Building Knowledge and Sharing Experiences


WI Land+Water is committed to providing our members with high quality, relevant trainings to develop and maintain highly knowledgeable conservation staff and supervisors. This involves consistent learning programs and skill development.

Annually, WI Land+Water, along with members of the State Interagency Training Committee (SITCOM), identify educational needs and collaborate to provide trainings. SITCOM is comprised of staff from WI Land+Water, DATCP, Extension, DNR, USDA-NRCS, and Portage County.

SITCOM’s training organization prevents duplication in trainings, while at the same time provides sharing opportunities when a partner has materials already developed for a training. Ultimately, this saves considerable time in training and lesson development.

Amanda Kasparek, Clark County

“I like going to as many trainings as possible because I always learn something or at least refresh my memory,” said Amanda Kasparek, Clark County Agronomist. “I attend the in-person and webinar trainings because I think everyone should always learn new things, especially in their industry. It helps me be better at my job when I can share what I learned with coworkers and producers.
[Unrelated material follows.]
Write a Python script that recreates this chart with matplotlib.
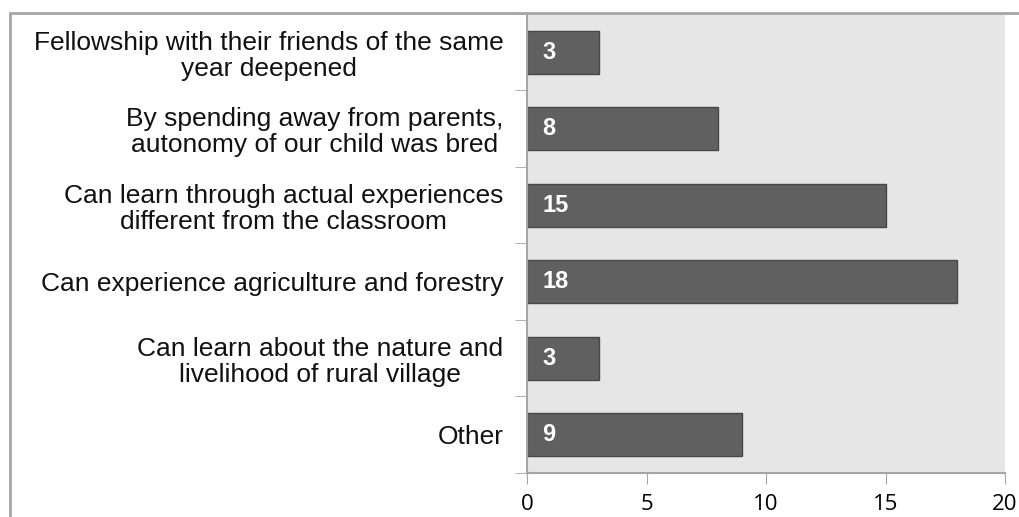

The more variety the better; otherwise, it kind of gets repetitive after a while.”

She also appreciates WI Land+Water covering the training costs because she would not be able to attend as many trainings if it were not for a lot of them being free or low cost.

In addition to offering in-person and webinar trainings, WI Land+Water distributes a SITCOM Training E-newsletter to anyone interested in receiving the training listing.

“There is always something new and interesting to learn,” continued Kasparek. “I appreciate duplicate trainings as well because if I couldn’t attend the first one I may be able to attend the next one or get a refresher.”

WI Land+Water holds a County Conservationist meeting twice a year.

“They are a good way to network with other people, and the presentations are useful for educational purposes as well,” said Kasparek. “I think they could also be a good resource to learn more about being a county conservationist in case a person moves up into that position one day.”

Another way that local conservation professionals can learn new information and share resources is through our area associations.

There are eight area associations in WI Land+Water. They are organized to further the common interests of county conservation programs in their areas, facilitate information exchange, sponsor educational and training events, elect area representatives to the WI Land+Water Board of Directors, and provide area resolutions for consideration at the WI Land+Water annual meeting. Each association has their own officers, budget, and agenda schedules.

Mike Hofberger, Calumet County

“The value of area association meetings has been substantial for me,” said Mike Hofberger, Calumet County Supervisor and Calumet Land and Water Conservation Committee Chair. Hofberger said that some of the most valuable aspects of being involved with the area associations have been the annual tours and guest speakers highlighting a variety of conservation issues and how they are dealing with them. Hofberger noted that the insight gained to different solutions to similar problems is especially valuable.

“[At area association meetings], county supervisors get to discuss conservation problem solving techniques on a larger scale, rather than only talking about specific agenda items,” continued Hofberger. “It is an excellent team building opportunity.”

A challenge that Mike sees in these meetings is having content of value and interest to both the county committee members and the staff.

Generally, staff have more technical expertise than committee supervisors. It is important for staff to effectively educate committee members for them to be of maximum value in their job of setting guidelines, priorities, and providing support. Thoughtful planning should go into area meeting agendas to ensure information will be of value to all.

Area associations are able to accomplish this balance and offer opportunities for networking and sharing information.

Kasparek stated, “I attend the area association meetings to give my county’s updates and listen to the other counties’ updates. I also learn and ask questions about issues that we have within our county and to see what other counties have done to address [similar issues]. For example, a recent topic was about updating our Manure Storage Ordinance.”